====== DATA EXCERPT ======

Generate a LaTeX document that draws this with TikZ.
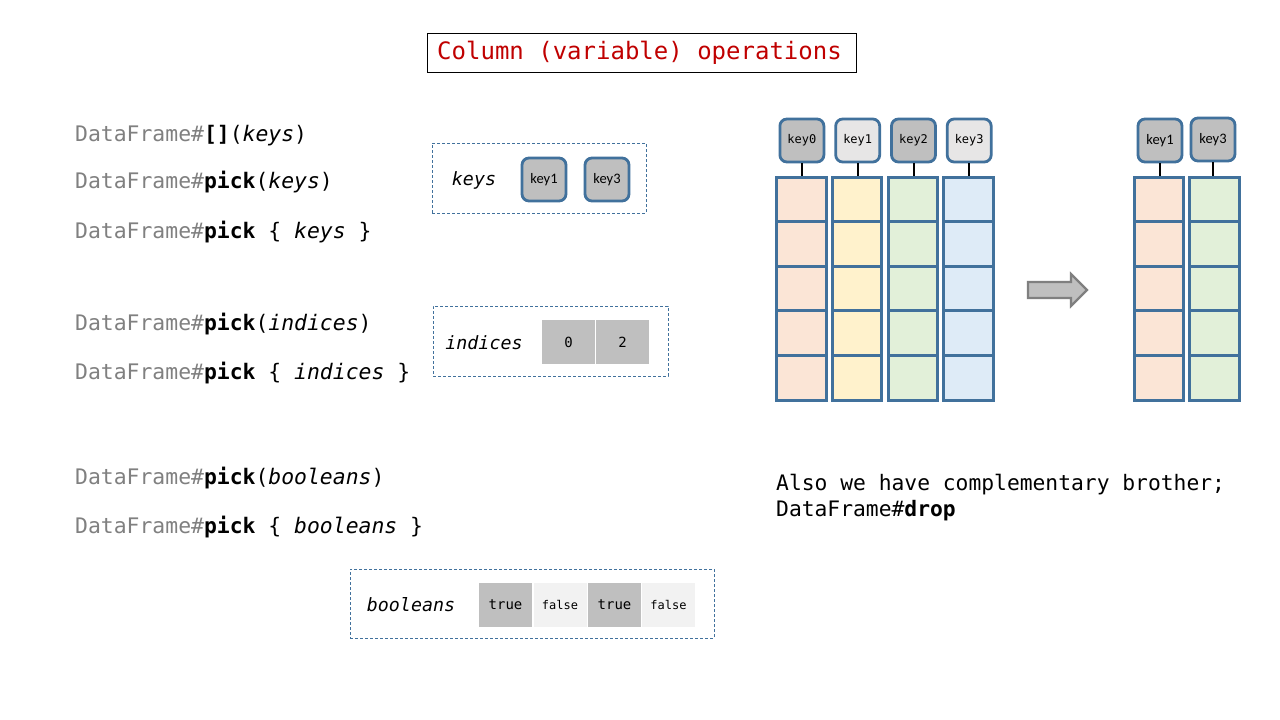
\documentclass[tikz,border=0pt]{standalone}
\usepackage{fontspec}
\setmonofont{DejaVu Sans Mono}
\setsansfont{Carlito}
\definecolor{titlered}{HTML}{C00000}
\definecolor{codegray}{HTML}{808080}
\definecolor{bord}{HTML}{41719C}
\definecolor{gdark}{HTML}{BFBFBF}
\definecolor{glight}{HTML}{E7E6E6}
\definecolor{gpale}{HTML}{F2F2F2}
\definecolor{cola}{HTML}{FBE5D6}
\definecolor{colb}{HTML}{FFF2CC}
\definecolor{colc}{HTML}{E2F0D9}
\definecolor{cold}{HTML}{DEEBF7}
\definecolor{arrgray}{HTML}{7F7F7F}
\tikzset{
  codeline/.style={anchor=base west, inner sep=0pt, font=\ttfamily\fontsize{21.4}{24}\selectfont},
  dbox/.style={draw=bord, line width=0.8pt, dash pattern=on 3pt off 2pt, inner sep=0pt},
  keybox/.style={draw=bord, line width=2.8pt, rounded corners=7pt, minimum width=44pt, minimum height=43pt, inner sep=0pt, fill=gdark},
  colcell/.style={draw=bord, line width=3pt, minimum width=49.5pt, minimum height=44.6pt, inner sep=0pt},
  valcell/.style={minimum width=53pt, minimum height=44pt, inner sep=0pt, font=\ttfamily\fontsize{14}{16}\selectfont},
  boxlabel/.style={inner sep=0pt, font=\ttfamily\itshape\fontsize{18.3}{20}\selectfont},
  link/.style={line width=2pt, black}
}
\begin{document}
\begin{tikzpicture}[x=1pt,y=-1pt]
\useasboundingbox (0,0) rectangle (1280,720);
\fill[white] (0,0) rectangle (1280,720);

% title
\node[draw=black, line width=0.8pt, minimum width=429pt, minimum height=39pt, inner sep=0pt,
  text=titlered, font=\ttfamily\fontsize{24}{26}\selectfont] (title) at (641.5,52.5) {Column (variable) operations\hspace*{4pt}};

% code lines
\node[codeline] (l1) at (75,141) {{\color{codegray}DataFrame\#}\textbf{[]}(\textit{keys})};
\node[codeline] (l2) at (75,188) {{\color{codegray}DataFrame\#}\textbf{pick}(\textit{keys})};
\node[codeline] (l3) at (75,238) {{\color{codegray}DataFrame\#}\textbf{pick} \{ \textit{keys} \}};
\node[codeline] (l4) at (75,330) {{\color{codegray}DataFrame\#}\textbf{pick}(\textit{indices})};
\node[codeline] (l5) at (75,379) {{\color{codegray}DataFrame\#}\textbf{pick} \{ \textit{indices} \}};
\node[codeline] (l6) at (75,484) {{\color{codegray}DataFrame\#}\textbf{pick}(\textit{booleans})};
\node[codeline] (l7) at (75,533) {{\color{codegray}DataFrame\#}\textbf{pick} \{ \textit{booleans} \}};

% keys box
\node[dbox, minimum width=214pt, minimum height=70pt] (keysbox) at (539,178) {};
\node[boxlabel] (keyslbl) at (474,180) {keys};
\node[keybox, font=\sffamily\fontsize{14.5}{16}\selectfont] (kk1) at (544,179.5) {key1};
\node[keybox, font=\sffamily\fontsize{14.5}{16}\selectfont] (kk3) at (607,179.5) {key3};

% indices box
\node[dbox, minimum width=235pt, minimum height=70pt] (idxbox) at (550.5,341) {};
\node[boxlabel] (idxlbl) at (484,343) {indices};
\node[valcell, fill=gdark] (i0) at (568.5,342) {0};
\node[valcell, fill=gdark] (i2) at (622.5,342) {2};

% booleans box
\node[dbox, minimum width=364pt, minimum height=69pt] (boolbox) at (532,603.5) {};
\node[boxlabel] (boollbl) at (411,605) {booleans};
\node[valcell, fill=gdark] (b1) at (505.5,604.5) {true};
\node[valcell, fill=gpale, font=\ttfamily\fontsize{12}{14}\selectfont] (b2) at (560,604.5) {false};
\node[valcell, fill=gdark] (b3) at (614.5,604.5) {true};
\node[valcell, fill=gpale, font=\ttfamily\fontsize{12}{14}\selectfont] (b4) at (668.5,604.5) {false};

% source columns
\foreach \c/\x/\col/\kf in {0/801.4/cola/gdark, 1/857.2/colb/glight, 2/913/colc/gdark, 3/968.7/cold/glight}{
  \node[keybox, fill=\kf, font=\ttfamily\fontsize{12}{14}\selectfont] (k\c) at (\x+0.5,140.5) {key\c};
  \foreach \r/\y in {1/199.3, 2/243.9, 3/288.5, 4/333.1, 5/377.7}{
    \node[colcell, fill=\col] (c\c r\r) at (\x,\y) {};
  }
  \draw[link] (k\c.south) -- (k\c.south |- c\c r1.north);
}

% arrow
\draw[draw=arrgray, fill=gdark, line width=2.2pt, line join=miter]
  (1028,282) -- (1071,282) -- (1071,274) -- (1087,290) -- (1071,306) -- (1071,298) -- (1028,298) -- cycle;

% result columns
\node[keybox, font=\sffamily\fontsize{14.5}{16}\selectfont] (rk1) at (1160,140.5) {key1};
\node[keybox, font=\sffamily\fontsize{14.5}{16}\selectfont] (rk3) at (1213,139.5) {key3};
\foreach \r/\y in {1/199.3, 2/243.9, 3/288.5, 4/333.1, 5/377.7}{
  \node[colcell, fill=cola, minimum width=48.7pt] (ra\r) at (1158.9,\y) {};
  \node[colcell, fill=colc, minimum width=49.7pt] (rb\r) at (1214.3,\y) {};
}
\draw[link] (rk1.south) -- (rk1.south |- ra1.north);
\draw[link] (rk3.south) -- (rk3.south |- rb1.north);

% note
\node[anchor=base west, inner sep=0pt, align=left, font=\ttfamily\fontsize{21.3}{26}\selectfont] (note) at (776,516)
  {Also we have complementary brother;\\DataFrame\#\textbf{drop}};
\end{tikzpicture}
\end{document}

======

EXERCISE OBJECTIVE:
Copy the listing word for word, excluding its pictures.

COMPLETE ANSWER:
Generate a LaTeX document that draws this with TikZ.
\documentclass[tikz,border=0pt]{standalone}
\usepackage{fontspec}
\setmonofont{DejaVu Sans Mono}
\setsansfont{Carlito}
\definecolor{titlered}{HTML}{C00000}
\definecolor{codegray}{HTML}{808080}
\definecolor{bord}{HTML}{41719C}
\definecolor{gdark}{HTML}{BFBFBF}
\definecolor{glight}{HTML}{E7E6E6}
\definecolor{gpale}{HTML}{F2F2F2}
\definecolor{cola}{HTML}{FBE5D6}
\definecolor{colb}{HTML}{FFF2CC}
\definecolor{colc}{HTML}{E2F0D9}
\definecolor{cold}{HTML}{DEEBF7}
\definecolor{arrgray}{HTML}{7F7F7F}
\tikzset{
  codeline/.style={anchor=base west, inner sep=0pt, font=\ttfamily\fontsize{21.4}{24}\selectfont},
  dbox/.style={draw=bord, line width=0.8pt, dash pattern=on 3pt off 2pt, inner sep=0pt},
  keybox/.style={draw=bord, line width=2.8pt, rounded corners=7pt, minimum width=44pt, minimum height=43pt, inner sep=0pt, fill=gdark},
  colcell/.style={draw=bord, line width=3pt, minimum width=49.5pt, minimum height=44.6pt, inner sep=0pt},
  valcell/.style={minimum width=53pt, minimum height=44pt, inner sep=0pt, font=\ttfamily\fontsize{14}{16}\selectfont},
  boxlabel/.style={inner sep=0pt, font=\ttfamily\itshape\fontsize{18.3}{20}\selectfont},
  link/.style={line width=2pt, black}
}
\begin{document}
\begin{tikzpicture}[x=1pt,y=-1pt]
\useasboundingbox (0,0) rectangle (1280,720);
\fill[white] (0,0) rectangle (1280,720);

% title
\node[draw=black, line width=0.8pt, minimum width=429pt, minimum height=39pt, inner sep=0pt,
  text=titlered, font=\ttfamily\fontsize{24}{26}\selectfont] (title) at (641.5,52.5) {Column (variable) operations\hspace*{4pt}};

% code lines
\node[codeline] (l1) at (75,141) {{\color{codegray}DataFrame\#}\textbf{[]}(\textit{keys})};
\node[codeline] (l2) at (75,188) {{\color{codegray}DataFrame\#}\textbf{pick}(\textit{keys})};
\node[codeline] (l3) at (75,238) {{\color{codegray}DataFrame\#}\textbf{pick} \{ \textit{keys} \}};
\node[codeline] (l4) at (75,330) {{\color{codegray}DataFrame\#}\textbf{pick}(\textit{indices})};
\node[codeline] (l5) at (75,379) {{\color{codegray}DataFrame\#}\textbf{pick} \{ \textit{indices} \}};
\node[codeline] (l6) at (75,484) {{\color{codegray}DataFrame\#}\textbf{pick}(\textit{booleans})};
\node[codeline] (l7) at (75,533) {{\color{codegray}DataFrame\#}\textbf{pick} \{ \textit{booleans} \}};

% keys box
\node[dbox, minimum width=214pt, minimum height=70pt] (keysbox) at (539,178) {};
\node[boxlabel] (keyslbl) at (474,180) {keys};
\node[keybox, font=\sffamily\fontsize{14.5}{16}\selectfont] (kk1) at (544,179.5) {key1};
\node[keybox, font=\sffamily\fontsize{14.5}{16}\selectfont] (kk3) at (607,179.5) {key3};

% indices box
\node[dbox, minimum width=235pt, minimum height=70pt] (idxbox) at (550.5,341) {};
\node[boxlabel] (idxlbl) at (484,343) {indices};
\node[valcell, fill=gdark] (i0) at (568.5,342) {0};
\node[valcell, fill=gdark] (i2) at (622.5,342) {2};

% booleans box
\node[dbox, minimum width=364pt, minimum height=69pt] (boolbox) at (532,603.5) {};
\node[boxlabel] (boollbl) at (411,605) {booleans};
\node[valcell, fill=gdark] (b1) at (505.5,604.5) {true};
\node[valcell, fill=gpale, font=\ttfamily\fontsize{12}{14}\selectfont] (b2) at (560,604.5) {false};
\node[valcell, fill=gdark] (b3) at (614.5,604.5) {true};
\node[valcell, fill=gpale, font=\ttfamily\fontsize{12}{14}\selectfont] (b4) at (668.5,604.5) {false};

% source columns
\foreach \c/\x/\col/\kf in {0/801.4/cola/gdark, 1/857.2/colb/glight, 2/913/colc/gdark, 3/968.7/cold/glight}{
  \node[keybox, fill=\kf, font=\ttfamily\fontsize{12}{14}\selectfont] (k\c) at (\x+0.5,140.5) {key\c};
  \foreach \r/\y in {1/199.3, 2/243.9, 3/288.5, 4/333.1, 5/377.7}{
    \node[colcell, fill=\col] (c\c r\r) at (\x,\y) {};
  }
  \draw[link] (k\c.south) -- (k\c.south |- c\c r1.north);
}

% arrow
\draw[draw=arrgray, fill=gdark, line width=2.2pt, line join=miter]
  (1028,282) -- (1071,282) -- (1071,274) -- (1087,290) -- (1071,306) -- (1071,298) -- (1028,298) -- cycle;

% result columns
\node[keybox, font=\sffamily\fontsize{14.5}{16}\selectfont] (rk1) at (1160,140.5) {key1};
\node[keybox, font=\sffamily\fontsize{14.5}{16}\selectfont] (rk3) at (1213,139.5) {key3};
\foreach \r/\y in {1/199.3, 2/243.9, 3/288.5, 4/333.1, 5/377.7}{
  \node[colcell, fill=cola, minimum width=48.7pt] (ra\r) at (1158.9,\y) {};
  \node[colcell, fill=colc, minimum width=49.7pt] (rb\r) at (1214.3,\y) {};
}
\draw[link] (rk1.south) -- (rk1.south |- ra1.north);
\draw[link] (rk3.south) -- (rk3.south |- rb1.north);

% note
\node[anchor=base west, inner sep=0pt, align=left, font=\ttfamily\fontsize{21.3}{26}\selectfont] (note) at (776,516)
  {Also we have complementary brother;\\DataFrame\#\textbf{drop}};
\end{tikzpicture}
\end{document}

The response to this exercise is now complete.